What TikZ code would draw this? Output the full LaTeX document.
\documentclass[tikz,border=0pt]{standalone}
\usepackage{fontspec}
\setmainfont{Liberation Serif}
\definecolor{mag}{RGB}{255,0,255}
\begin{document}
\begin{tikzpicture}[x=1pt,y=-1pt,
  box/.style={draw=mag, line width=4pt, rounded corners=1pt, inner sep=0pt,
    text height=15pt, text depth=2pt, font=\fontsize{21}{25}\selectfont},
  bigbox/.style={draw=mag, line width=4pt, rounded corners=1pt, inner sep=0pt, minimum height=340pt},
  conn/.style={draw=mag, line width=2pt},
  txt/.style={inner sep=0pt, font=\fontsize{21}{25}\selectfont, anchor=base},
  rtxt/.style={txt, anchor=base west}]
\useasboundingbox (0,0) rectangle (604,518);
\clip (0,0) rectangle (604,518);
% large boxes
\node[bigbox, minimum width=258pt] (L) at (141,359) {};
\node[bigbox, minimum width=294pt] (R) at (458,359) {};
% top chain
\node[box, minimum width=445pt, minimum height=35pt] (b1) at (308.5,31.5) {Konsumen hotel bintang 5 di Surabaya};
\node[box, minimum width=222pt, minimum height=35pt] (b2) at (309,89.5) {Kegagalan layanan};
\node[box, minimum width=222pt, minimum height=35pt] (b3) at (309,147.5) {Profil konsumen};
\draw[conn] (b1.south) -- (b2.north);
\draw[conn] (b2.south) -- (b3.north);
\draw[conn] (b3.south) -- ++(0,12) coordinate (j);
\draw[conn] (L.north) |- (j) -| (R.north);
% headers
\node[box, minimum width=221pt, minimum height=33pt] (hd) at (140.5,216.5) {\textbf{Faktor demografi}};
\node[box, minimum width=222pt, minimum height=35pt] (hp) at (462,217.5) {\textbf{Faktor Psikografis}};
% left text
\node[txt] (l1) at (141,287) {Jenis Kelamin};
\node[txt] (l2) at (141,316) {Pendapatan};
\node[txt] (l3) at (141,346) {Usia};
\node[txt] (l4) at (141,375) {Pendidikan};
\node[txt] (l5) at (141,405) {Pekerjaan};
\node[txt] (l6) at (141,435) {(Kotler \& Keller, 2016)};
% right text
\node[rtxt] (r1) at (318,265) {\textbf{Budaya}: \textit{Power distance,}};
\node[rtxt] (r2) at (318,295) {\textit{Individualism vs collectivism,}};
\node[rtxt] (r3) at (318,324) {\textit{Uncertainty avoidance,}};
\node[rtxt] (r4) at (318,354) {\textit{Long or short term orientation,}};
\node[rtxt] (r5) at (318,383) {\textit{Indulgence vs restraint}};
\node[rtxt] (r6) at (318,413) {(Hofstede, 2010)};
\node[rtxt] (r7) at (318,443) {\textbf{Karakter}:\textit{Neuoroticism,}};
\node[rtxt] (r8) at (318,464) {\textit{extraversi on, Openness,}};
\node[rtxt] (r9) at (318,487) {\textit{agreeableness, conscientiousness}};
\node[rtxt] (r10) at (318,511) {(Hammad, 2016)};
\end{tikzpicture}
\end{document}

====================

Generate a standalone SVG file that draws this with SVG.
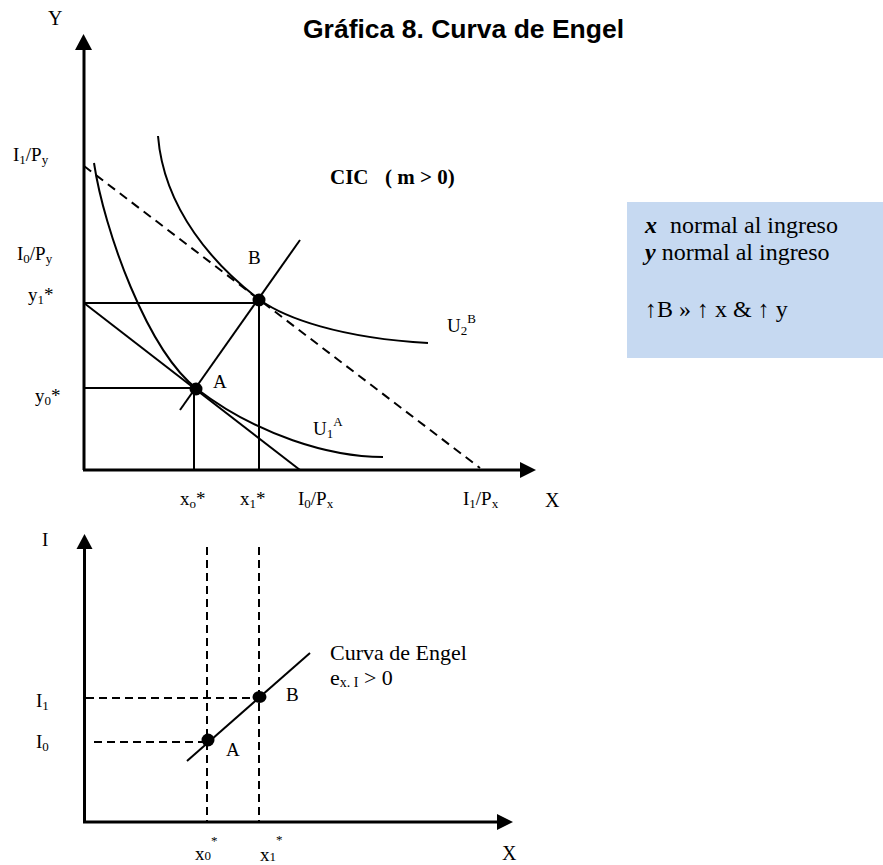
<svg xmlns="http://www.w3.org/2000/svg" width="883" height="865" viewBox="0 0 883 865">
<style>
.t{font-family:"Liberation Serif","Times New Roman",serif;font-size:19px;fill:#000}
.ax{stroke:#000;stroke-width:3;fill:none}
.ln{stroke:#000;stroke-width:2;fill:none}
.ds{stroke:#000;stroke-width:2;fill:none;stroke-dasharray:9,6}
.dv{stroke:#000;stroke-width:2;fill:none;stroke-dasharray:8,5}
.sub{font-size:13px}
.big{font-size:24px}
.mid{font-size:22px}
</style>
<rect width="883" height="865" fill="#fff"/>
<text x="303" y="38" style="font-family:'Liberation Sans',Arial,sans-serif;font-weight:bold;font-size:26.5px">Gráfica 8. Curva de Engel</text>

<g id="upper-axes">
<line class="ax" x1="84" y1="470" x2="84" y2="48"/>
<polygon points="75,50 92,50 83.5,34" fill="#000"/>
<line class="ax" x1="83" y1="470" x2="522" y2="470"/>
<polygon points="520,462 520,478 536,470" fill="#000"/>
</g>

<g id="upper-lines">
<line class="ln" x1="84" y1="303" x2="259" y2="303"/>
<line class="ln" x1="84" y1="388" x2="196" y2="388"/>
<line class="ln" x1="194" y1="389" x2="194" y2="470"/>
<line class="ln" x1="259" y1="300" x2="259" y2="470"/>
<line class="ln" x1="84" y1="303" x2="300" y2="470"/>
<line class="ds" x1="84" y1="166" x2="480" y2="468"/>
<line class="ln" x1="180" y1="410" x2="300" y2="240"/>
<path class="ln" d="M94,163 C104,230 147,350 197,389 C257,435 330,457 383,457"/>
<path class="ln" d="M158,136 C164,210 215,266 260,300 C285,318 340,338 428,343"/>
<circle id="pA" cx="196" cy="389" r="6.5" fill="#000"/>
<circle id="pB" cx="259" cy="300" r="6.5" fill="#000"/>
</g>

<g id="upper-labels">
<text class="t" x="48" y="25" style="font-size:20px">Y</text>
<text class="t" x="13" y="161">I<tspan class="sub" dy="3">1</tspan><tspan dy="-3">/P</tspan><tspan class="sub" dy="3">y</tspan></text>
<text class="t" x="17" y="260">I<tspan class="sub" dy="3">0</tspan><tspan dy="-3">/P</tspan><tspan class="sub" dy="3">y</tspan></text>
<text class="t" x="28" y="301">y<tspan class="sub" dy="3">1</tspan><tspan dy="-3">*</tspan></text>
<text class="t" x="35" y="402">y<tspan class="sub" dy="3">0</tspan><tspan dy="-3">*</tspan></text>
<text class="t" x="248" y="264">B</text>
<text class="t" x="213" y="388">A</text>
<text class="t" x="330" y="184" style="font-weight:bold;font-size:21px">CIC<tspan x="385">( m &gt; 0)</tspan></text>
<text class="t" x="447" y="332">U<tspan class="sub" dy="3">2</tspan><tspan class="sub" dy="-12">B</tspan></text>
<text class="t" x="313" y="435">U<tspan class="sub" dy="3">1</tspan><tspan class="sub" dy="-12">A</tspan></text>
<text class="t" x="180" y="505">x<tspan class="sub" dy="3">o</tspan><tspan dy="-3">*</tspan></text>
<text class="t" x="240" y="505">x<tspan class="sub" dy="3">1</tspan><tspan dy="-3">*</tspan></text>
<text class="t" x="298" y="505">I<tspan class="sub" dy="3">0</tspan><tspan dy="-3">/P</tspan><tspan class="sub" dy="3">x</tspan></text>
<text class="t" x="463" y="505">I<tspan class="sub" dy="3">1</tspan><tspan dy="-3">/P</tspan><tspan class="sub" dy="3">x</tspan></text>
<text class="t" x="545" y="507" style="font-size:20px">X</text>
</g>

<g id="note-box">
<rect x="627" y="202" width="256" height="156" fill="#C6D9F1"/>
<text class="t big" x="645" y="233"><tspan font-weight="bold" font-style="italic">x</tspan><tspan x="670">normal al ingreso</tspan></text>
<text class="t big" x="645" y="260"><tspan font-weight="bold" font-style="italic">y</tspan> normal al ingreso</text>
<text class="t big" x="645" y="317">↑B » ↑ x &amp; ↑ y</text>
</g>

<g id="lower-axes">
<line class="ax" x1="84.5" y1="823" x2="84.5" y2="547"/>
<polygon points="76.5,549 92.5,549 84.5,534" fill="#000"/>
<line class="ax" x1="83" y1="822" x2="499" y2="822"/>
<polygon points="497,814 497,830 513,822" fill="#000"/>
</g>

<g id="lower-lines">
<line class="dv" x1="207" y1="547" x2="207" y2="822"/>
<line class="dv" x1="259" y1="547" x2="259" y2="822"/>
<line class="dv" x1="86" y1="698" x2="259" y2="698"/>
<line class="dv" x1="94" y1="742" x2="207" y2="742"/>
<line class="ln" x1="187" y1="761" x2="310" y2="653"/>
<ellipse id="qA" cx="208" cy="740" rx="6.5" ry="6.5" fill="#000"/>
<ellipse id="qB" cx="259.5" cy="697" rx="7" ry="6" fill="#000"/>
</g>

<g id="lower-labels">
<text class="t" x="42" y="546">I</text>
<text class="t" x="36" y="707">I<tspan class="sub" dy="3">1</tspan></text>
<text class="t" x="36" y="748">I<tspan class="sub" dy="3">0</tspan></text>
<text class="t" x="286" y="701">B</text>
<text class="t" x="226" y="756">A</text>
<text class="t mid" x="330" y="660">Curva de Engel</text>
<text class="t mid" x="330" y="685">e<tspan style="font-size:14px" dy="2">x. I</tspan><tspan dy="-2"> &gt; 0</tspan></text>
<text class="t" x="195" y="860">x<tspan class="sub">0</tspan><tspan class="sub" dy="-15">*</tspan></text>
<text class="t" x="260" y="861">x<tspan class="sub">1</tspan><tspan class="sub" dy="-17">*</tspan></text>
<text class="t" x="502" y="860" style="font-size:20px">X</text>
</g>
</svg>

====================

--- THE EXERCISE ---
Search the data for the string "this" and copy each line where it appears.

--- TASK OUTPUT ---
What TikZ code would draw this? Output the full LaTeX document.
Generate a standalone SVG file that draws this with SVG.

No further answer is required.